While some bands play it coy about their inspiration, Smith remains an unabashed lover of music who considers new discoveries a vital part of his creative process. He never shied away from Fleetwood Mac comparisons, and, with increasingly more flute on The Courage of Others (a proxy for his original wind instrument, the saxophone, which he doesn’t think fits into Midlake’s sound) he’ll own up to Jethro Tull as well. When you’re making confident music that achieves its own originality and beauty, you’re not afraid to give credit where its due. British prog-folk bands like Steeleye Span, Fairport Convention, Amazing Blondel and the Strawbs were also in the mix as Smith began to write and demo songs. Plans to incorporate mandolin, mountain dulcimer and auto harp into the new sound didn’t go as far as the band initially expected, but the folk vibe did find Nichelson abandoning piano and keyboards, which he’d split time on in the past.

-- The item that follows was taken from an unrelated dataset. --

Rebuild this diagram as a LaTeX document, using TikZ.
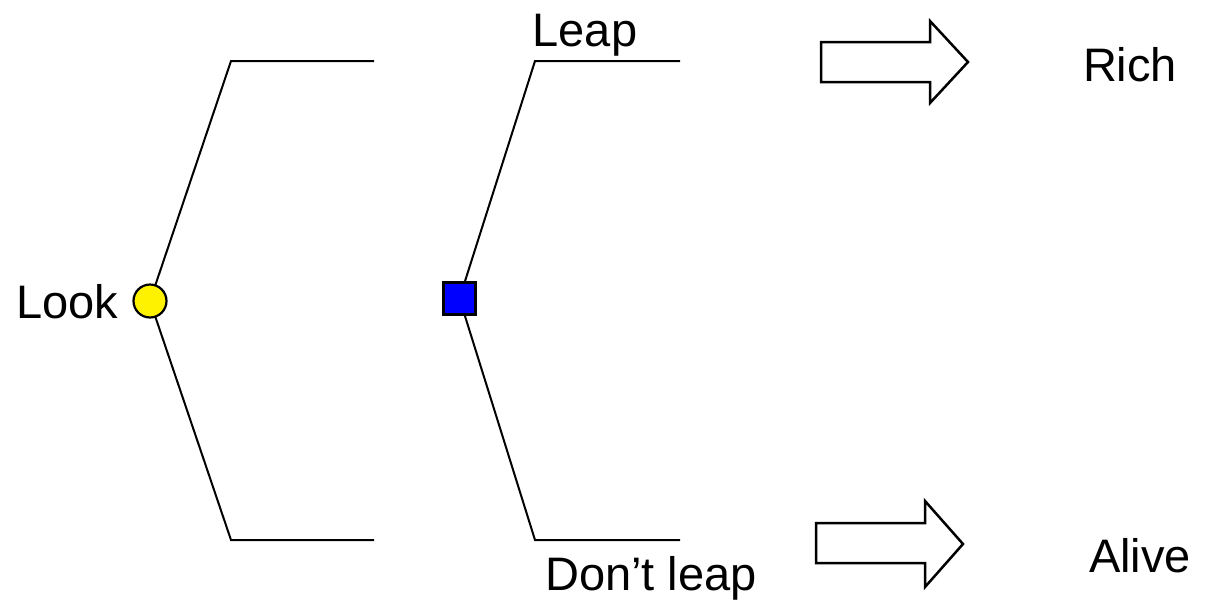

What people heard as Americana-ish on Van Occupanther, Smith thought of more as the Bavarian Forest or the British countryside. but one song on the new record, “Small Mountain,” is inspired by his parent’s old place in Bandera, Texas, just outside the Hill Country. All the lyrics have an abstract quality—for Smith, the way they feel matters as much as what they say, but he also includes a lot of physical and geographical rooting: rain, land, woods, valley, ground, skies. Though Smith says he didn’t know it at the time, “Winter Dies” echoes a lyric by Jimmie Spheeris, the late 1970s cult figure (and brother of the film director Penelope) best known for Isle of View. “My favorite album of all time,” says Smith. “Nothing can top it. There’s just something special about it to me.”

Similarly, the album’s cover art pays homage to another major favorite: Andrei Rublev, the 1966 film by Russian writer and director Andrei Tarkovsky. It was Tarkovsky who once said, “Art is born and takes hold wherever there is a timeless and insatiable longing for the spiritual, for the ideal.”

And the ideal, well… as The Courage of Others also , it doesn’t happen overnight.